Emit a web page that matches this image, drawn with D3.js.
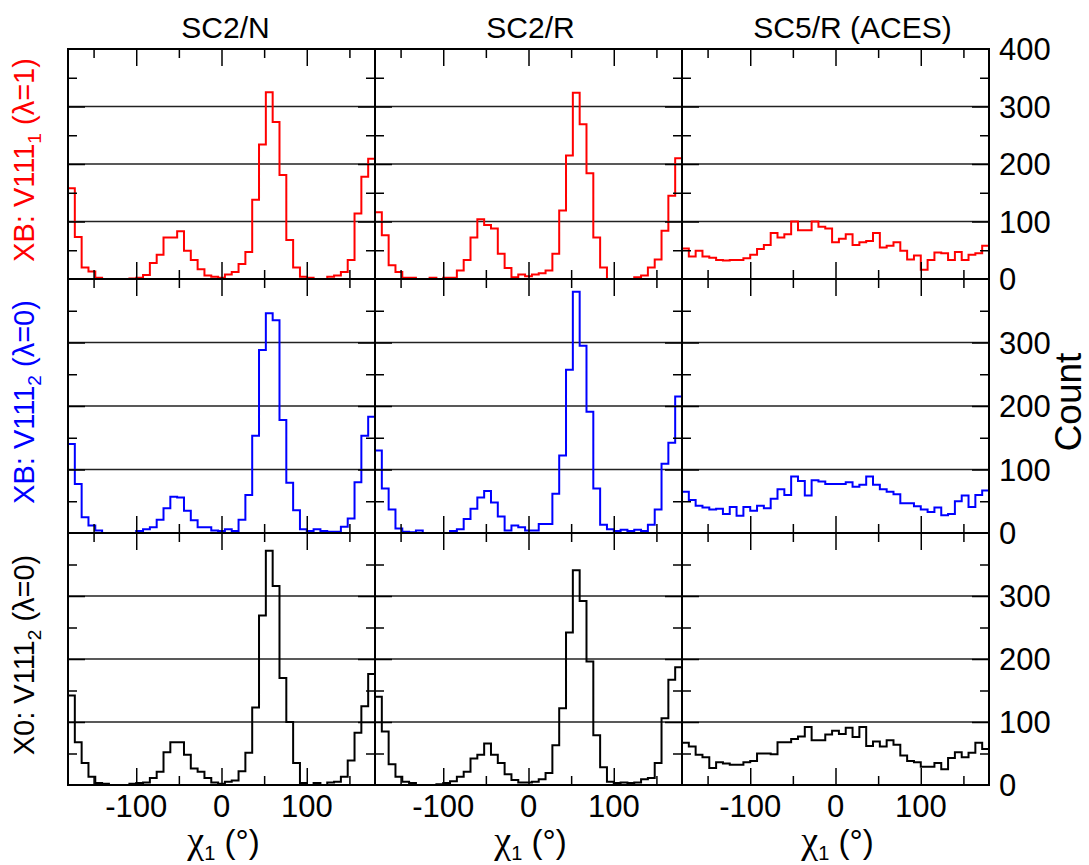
<!DOCTYPE html>
<html>
<head>
<meta charset="utf-8">
<script src="https://cdn.jsdelivr.net/npm/d3@7"></script>
<style>
body { margin: 0; background: #fff; }
text { font-family: "Liberation Sans", Arial, sans-serif; fill: #000; }
</style>
</head>
<body>
<div id="chart-area"></div>
<script>
// chi1 histograms, 45 bins of 8 degrees from -180 to 180
let binStart = -180, binWidth = 8;

let columnTitles = ["SC2/N", "SC2/R", "SC5/R (ACES)"];
let rowNames = [
    {pre: "XB: V111", sub: "1", post: " (\u03bb=1)"},
    {pre: "XB: V111", sub: "2", post: " (\u03bb=0)"},
    {pre: "X0: V111", sub: "2", post: " (\u03bb=0)"}];
let rowColors = ["#ff0000", "#0000ff", "#000000"];

let xMajor = [-100, 0, 100];
let xMinor = [-150, -50, 50, 150];
let yMajor = [100, 200, 300];
let yMinor = [50, 150, 250, 350];
let rightLabels = [[0, 100, 200, 300, 400], [0, 100, 200, 300], [0, 100, 200, 300]];

// row 1: XB V111_1 (lambda=1)
let xb1_sc2n = [158, 73, 20, 13, 2, 0, 0, 0, 0, 1, 2, 7, 28, 42, 72, 72, 83, 49, 33, 17, 6, 4, 2, 8, 12, 26, 47, 138, 234, 325, 273, 181, 68, 20, 4, 2, 0, 0, 4, 6, 12, 33, 114, 178, 209];
let xb1_sc2r = [116, 76, 24, 12, 2, 2, 0, 0, 2, 0, 2, 2, 15, 33, 72, 104, 94, 88, 44, 19, 3, 8, 5, 8, 10, 15, 44, 119, 215, 324, 269, 184, 72, 20, 0, 0, 0, 0, 3, 6, 20, 34, 84, 145, 210];
let xb1_sc5r = [53, 39, 49, 39, 37, 33, 32, 33, 33, 36, 42, 52, 59, 80, 72, 78, 100, 85, 85, 100, 91, 88, 64, 70, 78, 59, 64, 66, 80, 55, 58, 64, 49, 34, 41, 16, 33, 46, 45, 33, 47, 33, 42, 45, 58];

// row 2: XB V111_2 (lambda=0)
let xb2_sc2n = [140, 77, 25, 12, 4, 0, 0, 0, 0, 0, 3, 6, 9, 21, 39, 57, 56, 35, 20, 9, 9, 4, 3, 6, 3, 21, 60, 153, 288, 346, 335, 178, 79, 36, 6, 3, 6, 3, 2, 2, 10, 23, 80, 153, 183];
let xb2_sc2r = [130, 70, 37, 7, 2, 1, 4, 0, 0, 0, 0, 3, 6, 22, 38, 56, 66, 48, 26, 4, 12, 9, 4, 4, 14, 14, 62, 122, 257, 380, 295, 191, 70, 13, 6, 3, 5, 3, 5, 3, 13, 37, 109, 142, 215];
let xb2_sc5r = [65, 52, 43, 40, 37, 38, 30, 41, 27, 41, 35, 43, 39, 54, 69, 60, 89, 82, 59, 83, 81, 77, 77, 77, 80, 73, 76, 89, 76, 69, 65, 61, 47, 47, 42, 37, 33, 40, 28, 30, 50, 59, 41, 60, 67];

// row 3: X0 V111_2 (lambda=0)
let x0_sc2n = [142, 68, 35, 13, 3, 2, 0, 0, 0, 2, 3, 4, 11, 21, 52, 68, 68, 48, 26, 21, 11, 4, 2, 5, 7, 22, 51, 123, 269, 372, 316, 170, 100, 35, 3, 0, 3, 0, 4, 5, 13, 39, 83, 125, 176];
let x0_sc2r = [140, 85, 33, 13, 5, 3, 0, 0, 0, 1, 3, 6, 13, 21, 42, 48, 66, 48, 35, 17, 8, 4, 4, 5, 9, 19, 63, 122, 242, 341, 292, 196, 79, 28, 5, 3, 4, 3, 4, 9, 11, 35, 106, 167, 187];
let x0_sc5r = [67, 61, 48, 44, 27, 36, 34, 32, 32, 36, 38, 50, 50, 49, 68, 68, 73, 77, 92, 71, 71, 80, 86, 81, 91, 76, 92, 62, 69, 61, 71, 64, 47, 38, 36, 29, 29, 35, 25, 43, 52, 44, 51, 67, 57];

let panels = [
    [xb1_sc2n, xb1_sc2r, xb1_sc5r],
    [xb2_sc2n, xb2_sc2r, xb2_sc5r],
    [x0_sc2n, x0_sc2r, x0_sc5r]];

// layout
let colLeft = [68, 375, 682], colW = 307;
let rowTop = [49, 279, 533], rowBottom = [279, 533, 785];
let titleShift = [4, 2, 17];

let svg = d3.select("#chart-area")
    .append("svg")
    .attr("width", 1089)
    .attr("height", 865);

let x = d3.scaleLinear().domain([-180, 180]);

let line = d3.line()
    .curve(d3.curveStepAfter);

panels.forEach((row, r) => {
    let y = d3.scaleLinear().domain([0, 400]).range([rowBottom[r], rowTop[r]]);

    row.forEach((counts, c) => {
        let xs = x.copy().range([colLeft[c], colLeft[c] + colW]);
        let g = svg.append("g");
        let clipId = "clip" + r + c;

        g.append("clipPath").attr("id", clipId)
            .append("rect")
            .attr("x", colLeft[c]).attr("y", rowTop[r])
            .attr("width", colW).attr("height", rowBottom[r] - rowTop[r]);

        // grid
        g.selectAll(".grid").data(yMajor).join("line")
            .attr("x1", colLeft[c]).attr("x2", colLeft[c] + colW)
            .attr("y1", d => y(d)).attr("y2", d => y(d))
            .attr("stroke", "#222").attr("stroke-width", 1.4);

        // histogram
        let pts = counts.map((v, i) => [binStart + i * binWidth, v]);
        pts.push([binStart + counts.length * binWidth, counts[counts.length - 1]]);
        line.x(d => xs(d[0])).y(d => y(d[1]));
        g.append("path")
            .attr("d", line(pts))
            .attr("clip-path", "url(#" + clipId + ")")
            .attr("fill", "none")
            .attr("stroke", rowColors[r])
            .attr("stroke-width", 2);

        // inward ticks on all four sides
        let tickSets = [
            [d3.axisBottom(xs), "translate(0," + rowTop[r] + ")", xMajor, 17],
            [d3.axisBottom(xs), "translate(0," + rowTop[r] + ")", xMinor, 9],
            [d3.axisTop(xs), "translate(0," + rowBottom[r] + ")", xMajor, 17],
            [d3.axisTop(xs), "translate(0," + rowBottom[r] + ")", xMinor, 9],
            [d3.axisRight(y), "translate(" + colLeft[c] + ",0)", yMajor, 17],
            [d3.axisRight(y), "translate(" + colLeft[c] + ",0)", yMinor, 9],
            [d3.axisLeft(y), "translate(" + (colLeft[c] + colW) + ",0)", yMajor, 17],
            [d3.axisLeft(y), "translate(" + (colLeft[c] + colW) + ",0)", yMinor, 9]
        ];
        tickSets.forEach(t => {
            let a = g.append("g")
                .attr("transform", t[1])
                .call(t[0].tickValues(t[2]).tickSize(t[3]).tickFormat(""));
            a.select(".domain").remove();
            a.selectAll("line").attr("stroke", "#000").attr("stroke-width", 1.5);
        });

        // frame
        g.append("rect")
            .attr("x", colLeft[c]).attr("y", rowTop[r])
            .attr("width", colW).attr("height", rowBottom[r] - rowTop[r])
            .attr("fill", "none").attr("stroke", "#000").attr("stroke-width", 2);
    });

    // right-hand count labels
    svg.append("g").selectAll("text").data(rightLabels[r]).join("text")
        .attr("x", colLeft[2] + colW + 10)
        .attr("y", d => y(d))
        .attr("dy", "0.36em")
        .attr("font-size", 31)
        .text(d => d);

    // row label
    let lab = svg.append("text")
        .attr("transform", "translate(34," + ((rowTop[r] + rowBottom[r]) / 2 - 4) + ") rotate(-90)")
        .attr("text-anchor", "middle")
        .attr("font-size", 29)
        .style("fill", rowColors[r]);
    lab.append("tspan").text(rowNames[r].pre);
    lab.append("tspan").attr("font-size", 19).attr("dy", 7).text(rowNames[r].sub);
    lab.append("tspan").attr("dy", -7).text(rowNames[r].post);
});

// column titles and x labels
columnTitles.forEach((t, c) => {
    let xs = x.copy().range([colLeft[c], colLeft[c] + colW]);
    let cx = colLeft[c] + colW / 2;
    svg.append("text")
        .attr("x", cx + titleShift[c]).attr("y", 38)
        .attr("text-anchor", "middle")
        .attr("font-size", 30)
        .text(t);

    svg.append("g").selectAll("text").data(xMajor).join("text")
        .attr("x", d => xs(d))
        .attr("y", 817)
        .attr("text-anchor", "middle")
        .attr("font-size", 31)
        .text(d => d);

    let xl = svg.append("text")
        .attr("x", cx + 2).attr("y", 853)
        .attr("text-anchor", "middle")
        .attr("font-size", 33);
    xl.append("tspan").style("font-family", "'Liberation Serif', serif").attr("font-size", 38).text("\u03c7");
    xl.append("tspan").attr("font-size", 20).attr("dy", 7).text("1");
    xl.append("tspan").attr("dy", -7).text(" (\u00b0)");
});

svg.append("text")
    .attr("transform", "translate(1081,402) rotate(-90)")
    .attr("text-anchor", "middle")
    .attr("font-size", 37)
    .text("Count");
</script>
</body>
</html>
++++++++
▶ **What to do**: Please extract exactly the lines of the data, from the first through the line containing "42, 45, 58];", and add no pictures to the copy.

▶ **Task answer**:
Emit a web page that matches this image, drawn with D3.js.
<!DOCTYPE html>
<html>
<head>
<meta charset="utf-8">
<script src="https://cdn.jsdelivr.net/npm/d3@7"></script>
<style>
body { margin: 0; background: #fff; }
text { font-family: "Liberation Sans", Arial, sans-serif; fill: #000; }
</style>
</head>
<body>
<div id="chart-area"></div>
<script>
// chi1 histograms, 45 bins of 8 degrees from -180 to 180
let binStart = -180, binWidth = 8;

let columnTitles = ["SC2/N", "SC2/R", "SC5/R (ACES)"];
let rowNames = [
    {pre: "XB: V111", sub: "1", post: " (\u03bb=1)"},
    {pre: "XB: V111", sub: "2", post: " (\u03bb=0)"},
    {pre: "X0: V111", sub: "2", post: " (\u03bb=0)"}];
let rowColors = ["#ff0000", "#0000ff", "#000000"];

let xMajor = [-100, 0, 100];
let xMinor = [-150, -50, 50, 150];
let yMajor = [100, 200, 300];
let yMinor = [50, 150, 250, 350];
let rightLabels = [[0, 100, 200, 300, 400], [0, 100, 200, 300], [0, 100, 200, 300]];

// row 1: XB V111_1 (lambda=1)
let xb1_sc2n = [158, 73, 20, 13, 2, 0, 0, 0, 0, 1, 2, 7, 28, 42, 72, 72, 83, 49, 33, 17, 6, 4, 2, 8, 12, 26, 47, 138, 234, 325, 273, 181, 68, 20, 4, 2, 0, 0, 4, 6, 12, 33, 114, 178, 209];
let xb1_sc2r = [116, 76, 24, 12, 2, 2, 0, 0, 2, 0, 2, 2, 15, 33, 72, 104, 94, 88, 44, 19, 3, 8, 5, 8, 10, 15, 44, 119, 215, 324, 269, 184, 72, 20, 0, 0, 0, 0, 3, 6, 20, 34, 84, 145, 210];
let xb1_sc5r = [53, 39, 49, 39, 37, 33, 32, 33, 33, 36, 42, 52, 59, 80, 72, 78, 100, 85, 85, 100, 91, 88, 64, 70, 78, 59, 64, 66, 80, 55, 58, 64, 49, 34, 41, 16, 33, 46, 45, 33, 47, 33, 42, 45, 58];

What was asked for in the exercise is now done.